知っていますか?
糖尿病のほんとうの原因
40歳以上の4人に1人と、急増している糖尿病。
あなたは糖尿病の原因を知っていますか?
≪4コマでわかる血糖値のしくみ≫
大事なのはインスリン
インスリンは血液の中の糖をエネルギーに変えて
血糖値を下げる唯一のホルモンです
血糖値を下げることができません
インスリンが足りない
日本人は欧米人よりもインスリンの分泌量が少ない人が多いので、もともと糖尿病になりやすい。
ストレス、加齢、遺伝の影響も。
インスリンが効かない
内臓脂肪からインスリンを効きづらくする物質が分泌されます。
内臓脂肪が多いとインスリンが働かなくなります。
糖尿病の基準値
糖尿病の最新の基準値は、以下のようになっています。
空腹時血糖値
■10時間以上絶食した状態で計測。食事前、血糖値がもっとも低くなっている状態の値を判定。
| 正常値 | 80mg/dl~99mg/dl |
|---|---|
| 糖尿病予備軍 | 100mg/dl ※ ~125mg/dl |
| 糖尿病の可能性が高い | 126mg/dl~ |
随時血糖値
■ブドウ糖75gを水に溶かしたものを飲み、30分後、1時間後、2時間後に計測。食後のインスリンの効き方を判定する。
| 正常値 | 80mg/dl~139mg/dl |
|---|---|
| 糖尿病予備軍 | 140mg/dl~199mg/dl |
| 糖尿病の可能性が高い | 200mg/dl~ |
HbA1c(NGSP値)
■食事や運動などの影響を受けない過去1~2ヵ月の血糖の平均値。血糖値コントロールの目標値とされることが多い。
| 正常値 | 5.9%以下 |
|---|---|
| 糖尿病予備軍 | 6.0%~6.4% |
| 糖尿病の可能性が高い | 6.5%~ |
※厚労省「特定健診・保健指導について」資料
通常の健康診断では「空腹時血糖値」だけしか計らない場合が多いので、まずは空腹時血糖値をチェックしてみてください。
糖尿病の進行度は、空腹時血糖値、随時血糖値、HbA1cの数値を総合的に見て判断されます。

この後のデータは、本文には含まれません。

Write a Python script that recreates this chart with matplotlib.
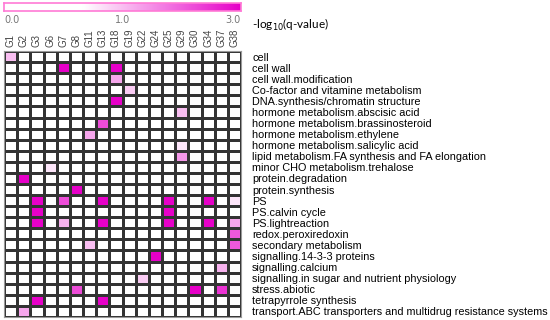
"""
Heatmap of enriched MapMan categories per gene cluster
"""
import matplotlib
matplotlib.use("Agg")
import matplotlib.pyplot as plt
import numpy as np
from matplotlib.colors import LinearSegmentedColormap, TwoSlopeNorm

clusters = ['G1', 'G2', 'G3', 'G6', 'G7', 'G8', 'G11', 'G13', 'G18', 'G19',
            'G22', 'G24', 'G25', 'G29', 'G30', 'G34', 'G37', 'G38']
categories = ['cell', 'cell wall', 'cell wall.modification',
              'Co-factor and vitamine metabolism',
              'DNA.synthesis/chromatin structure',
              'hormone metabolism.abscisic acid',
              'hormone metabolism.brassinosteroid',
              'hormone metabolism.ethylene',
              'hormone metabolism.salicylic acid',
              'lipid metabolism.FA synthesis and FA elongation',
              'minor CHO metabolism.trehalose', 'protein.degradation',
              'protein.synthesis', 'PS', 'PS.calvin cycle', 'PS.lightreaction',
              'redox.peroxiredoxin', 'secondary metabolism',
              'signalling.14-3-3 proteins', 'signalling.calcium',
              'signalling.in sugar and nutrient physiology', 'stress.abiotic',
              'tetrapyrrole synthesis',
              'transport.ABC transporters and multidrug resistance systems']

# significant cells: row (category), column (cluster), -log10(q)
hit_rows = [0, 1, 1, 2, 3, 4, 5, 6, 7, 8, 9, 10, 11, 12,
            13, 13, 13, 13, 13, 13, 14, 14,
            15, 15, 15, 15, 15, 15, 16, 17, 17, 18, 19, 20,
            21, 21, 21, 22, 22, 23]
hit_cols = [0, 4, 8, 8, 9, 8, 13, 7, 6, 13, 13, 3, 1, 5,
            2, 4, 7, 12, 15, 17, 2, 12,
            2, 4, 7, 12, 15, 17, 17, 6, 17, 11, 16, 10,
            5, 14, 16, 2, 7, 1]
hit_values = [1.5, 3.0, 3.0, 1.7, 1.4, 3.0, 1.5, 2.4, 1.7, 1.2, 1.8, 1.2, 3.0, 3.0,
              3.0, 2.4, 3.0, 3.0, 3.0, 1.2, 3.0, 3.0,
              3.0, 1.6, 3.0, 3.0, 3.0, 1.7, 2.3, 1.5, 2.3, 3.0, 1.6, 1.4,
              2.4, 3.0, 2.6, 3.0, 3.0, 1.7]

data = np.zeros((len(categories), len(clusters)))
data[hit_rows, hit_cols] = hit_values

magenta = '#E600C8'
cmap = LinearSegmentedColormap.from_list(
    'pinkish', [(0, 'white'), (0.5, 'white'), (1, magenta)])
norm = TwoSlopeNorm(vmin=0, vcenter=1, vmax=3)

fig = plt.figure(figsize=(5.5, 3.2), dpi=100)
ax = fig.add_axes([4 / 550, 3 / 320, 237 / 550, 266 / 320])
ax.pcolormesh(data, cmap=cmap, norm=norm, edgecolors='#333333',
              linewidth=0.8)
ax.set_xlim(0, len(clusters))
ax.set_ylim(len(categories), 0)
ax.set_xticks(np.arange(len(clusters)) + 0.5)
ax.set_xticklabels(clusters, rotation=90, fontsize=7, color='#444444',
                   family='Liberation Sans')
ax.xaxis.tick_top()
ax.tick_params(axis='x', length=0, pad=3)
ax.set_yticks(np.arange(len(categories)) + 0.5)
ax.set_yticklabels(categories, fontsize=7.8, family='Liberation Sans')
ax.yaxis.tick_right()
ax.tick_params(axis='y', length=0, pad=8)
for s in ax.spines.values():
    s.set_color('#999999')

# colour bar
cax = fig.add_axes([4 / 550, 309 / 320, 237 / 550, 8 / 320])
grad = np.linspace(0, 3, 400).reshape(1, -1)
cax.imshow(grad, aspect='auto', cmap=cmap, norm=norm,
           extent=[0, 1, 0, 1])
cax.set_yticks([])
cax.set_xticks([0, 0.5, 1])
cax.set_xticklabels(['0.0', '1.0', '3.0'], fontsize=7, color='#777777')
for lab, ha in zip(cax.get_xticklabels(), ['left', 'center', 'right']):
    lab.set_horizontalalignment(ha)
cax.tick_params(axis='x', length=0, pad=3)
for s in cax.spines.values():
    s.set_color('#FF7AD6')
    s.set_linewidth(1.2)

fig.text(252 / 550, 1 - 25 / 320, '-log$_{10}$(q-value)', fontsize=8.5,
         family='Lato', va='center', ha='left')

fig.savefig('out.png', dpi=100)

空腹時血糖値が100mg/dlを超えているようなら、できるだけ早く随時血糖値とHbA1cも計測することをおすすめします。
≪5コマでわかる糖尿病≫
糖尿病の初期症状
糖尿病は、初期の段階では自覚症状が全くないことが多く、症状が出るとしてもごく軽いものになります。 しかし、血糖値が高い状態が続くと、下記のような初期症状がゆっくりと出てきます。
足や手に痛みやしびれ
毛細血管がダメージを受けて酸素や栄養が運ばれなくなると、末梢神経が障害を受けるので、足の指や足の裏に痛みやしびれが出ます。さらに症状が進むと、しびれは手の指にも現れます。
頻尿・多尿、多汗、のどが渇く
血液中の糖を体の外に出そうとして、尿や汗が多くなります。
体から水分が失われていくので、のどの渇きは徐々にひどくなります。
これらの症状が出ているとしたら、糖尿病はかなり進行していると判断できます。
恐いのは合併症
初期症状の次には、深刻な合併症が起こります。
血糖値の1~2ヵ月の平均であるHbA1c(NGSP値)が7.0%を超えていて、対策を行っていないとすると、合併症を発症するリスクが確実に高まります。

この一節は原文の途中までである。